Things have been pretty great for Black Widow in the last couple of years. Scarlett Johansson’s portrayal of Natasha Romanoff in the Marvel Cinematic Universe has given the character a lot of exposure and nowadays is a household name for a lot of people, so with her own film coming out in 2020, there’s more than reasonable excitement for the character these days.

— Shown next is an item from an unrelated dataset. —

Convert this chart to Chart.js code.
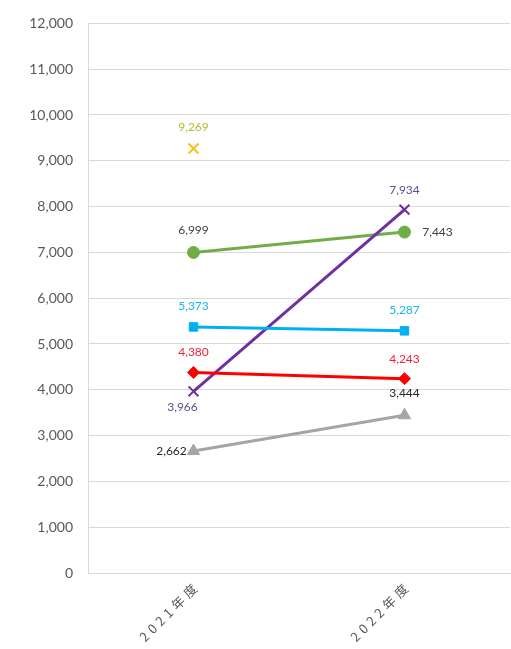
<!DOCTYPE html>
<html>
<head>
<meta charset="utf-8">
<script src="https://cdn.jsdelivr.net/npm/chart.js@4/dist/chart.umd.min.js"></script>
<style>
  html, body { margin: 0; padding: 0; background: #fff; }
  canvas { display: block; }
</style>
</head>
<body>
<canvas id="chart" width="511" height="649"></canvas>
<script>
// Categories and series values
const categories = ['2021年度', '2022年度'];
const seriesYellow = [9269, null];
const seriesGreen = [6999, 7443];
const seriesCyan = [5373, 5287];
const seriesRed = [4380, 4243];
const seriesPurple = [3966, 7934];
const seriesGray = [2662, 3444];
const yTicks = { min: 0, max: 12000, step: 1000 };

// Label placement per dataset: [dx, dy] per point, relative to the marker
const labelOffsets = {
  yellow: [[0, -21], null],
  green: [[0, -22], [33, 0]],
  cyan: [[0, -21], [0, -21]],
  red: [[0, -20], [0, -20]],
  purple: [[-11, 16], [0, -19]],
  gray: [[-22, 0], [0, -22]],
};

// Category scale with letter-spaced labels (like the Excel axis)
class SpacedCategoryScale extends Chart.CategoryScale {
  drawLabels(area) {
    this.ctx.save();
    this.ctx.letterSpacing = '4px';
    this.ctx.translate(4, -1); // make up for the trailing letter space
    super.drawLabels(area);
    this.ctx.restore();
  }
}
SpacedCategoryScale.id = 'spacedCategory';
SpacedCategoryScale.defaults = Chart.CategoryScale.defaults;
Chart.register(SpacedCategoryScale);

// Simple data label plugin
const pointLabels = {
  id: 'pointLabels',
  afterDatasetsDraw(chart) {
    const ctx = chart.ctx;
    ctx.save();
    ctx.font = '12px Lato, "Noto Sans", sans-serif';
    ctx.textAlign = 'center';
    ctx.textBaseline = 'middle';
    chart.data.datasets.forEach((ds, i) => {
      const meta = chart.getDatasetMeta(i);
      meta.data.forEach((pt, j) => {
        const v = ds.data[j];
        const off = ds.labelOffsets[j];
        if (v == null || !off) return;
        ctx.fillStyle = ds.labelColor;
        ctx.fillText(v.toLocaleString('en-US'), pt.x + off[0], pt.y + off[1]);
      });
    });
    ctx.restore();
  }
};

function lineSeries(data, color, style, labelColor, offsets, radius) {
  return {
    data,
    borderColor: color,
    backgroundColor: color,
    borderWidth: 3,
    pointStyle: style,
    pointRadius: radius,
    pointHoverRadius: radius,
    pointBorderColor: color,
    pointBackgroundColor: color,
    pointBorderWidth: style === 'crossRot' ? 2 : 1,
    labelColor,
    labelOffsets: offsets,
    spanGaps: false,
  };
}

const datasets = [
  lineSeries(seriesGray, '#A5A5A5', 'triangle', '#262626', labelOffsets.gray, 7),
  lineSeries(seriesRed, '#FF0000', 'rectRot', '#F0203C', labelOffsets.red, 6),
  lineSeries(seriesCyan, '#00B0F0', 'rect', '#1AB4E8', labelOffsets.cyan, 6),
  lineSeries(seriesPurple, '#7030A0', 'crossRot', '#5E4E8E', labelOffsets.purple, 7),
  lineSeries(seriesGreen, '#70AD47', 'circle', '#404040', labelOffsets.green, 6),
  lineSeries(seriesYellow, '#F2C41C', 'crossRot', '#B8B830', labelOffsets.yellow, 7),
];

new Chart(document.getElementById('chart'), {
  type: 'line',
  data: { labels: categories, datasets },
  options: {
    responsive: false,
    animation: false,
    devicePixelRatio: 1,
    layout: { autoPadding: false, padding: { top: 22, right: 1, left: 0, bottom: 0 } },
    plugins: {
      legend: { display: false },
      tooltip: { enabled: false },
    },
    scales: {
      x: {
        type: 'spacedCategory',
        offset: true,
        grid: { display: false },
        border: { display: true, color: '#D9D9D9', width: 1 },
        ticks: {
          color: '#595959',
          font: { family: '"Noto Sans CJK JP", sans-serif', size: 13 },
          minRotation: 45,
          maxRotation: 45,
          padding: -2,
        },
        afterFit(scale) {
          scale.height = 76;
          scale.paddingLeft = 0;
          scale.paddingRight = 0;
        },
      },
      y: {
        min: yTicks.min,
        max: yTicks.max,
        grid: { color: '#D9D9D9', drawTicks: false },
        border: { display: true, color: '#D9D9D9', width: 1 },
        ticks: {
          stepSize: yTicks.step,
          color: '#595959',
          font: { family: 'Lato, "Noto Sans", sans-serif', size: 14 },
          padding: 15,
          callback: (v) => v.toLocaleString('en-US'),
        },
        afterFit(scale) { scale.width = 88; },
      },
    },
  },
  plugins: [pointLabels],
});
</script>
</body>
</html>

Now, when we focus on the comics, that’s a pretty different story. Black Widow has never been one of the biggest characters in the Marvel Universe in terms of great stories and solo runs, but she has still enjoyed a few quality stories throughout the years. So if you want to know which are the best Black Widow comics to read to understand who the character is before the movie comes, here we present you some stories you can’t miss:
This Iron Man-centric story of the mid-60s by Stan Lee and artist Don Heck was the first time we see Natasha, so it’s recommendable to start with the origin. And while the character changed a lot throughout the years, it’s interesting to see how Black Widow was in her humble beginnings.
In the story, Tony Stark has managed to reform one of his foes, Professor Vanko, who went by the name of the Crimson Dynamo. But his superhero identity is taken by a Soviet communist named Boris, who has teamed up with the Black Widow to take Iron Man down.
It’s always interesting to look back on the comics that were made decades ago because it shows you how much the industry, the medium, the characters and even culture has changed throughout the years. It certainly applies to Black Widow, who has not developed her femme fatale characteristics in this debut issue and actually relies on her seduction skills to fool her enemies, which is an attribute that she kept as time went on.
Stan Lee’s time as a writer in Marvel is sometimes overlooked, especially during his Iron Man run, which is a personal favorite of mine, so this could be a pretty good start point when trying to get to know Natasha a lot more. You can also have a glimpse of her times as a villain, when she was serving the Soviet communists.
You can find this story (together with other classic stories) in the Black Widow: The Sting of the Widow collection, which you will find on Amazon by clicking here
Fast forward a decade and Black Widow is a reformed heroine, fighting alongside the good guys and being a more familiar version of what you might expect about her. And while this Champions run has its flaws and it’s far from perfect, it’s a great comic in terms of character development for Natasha.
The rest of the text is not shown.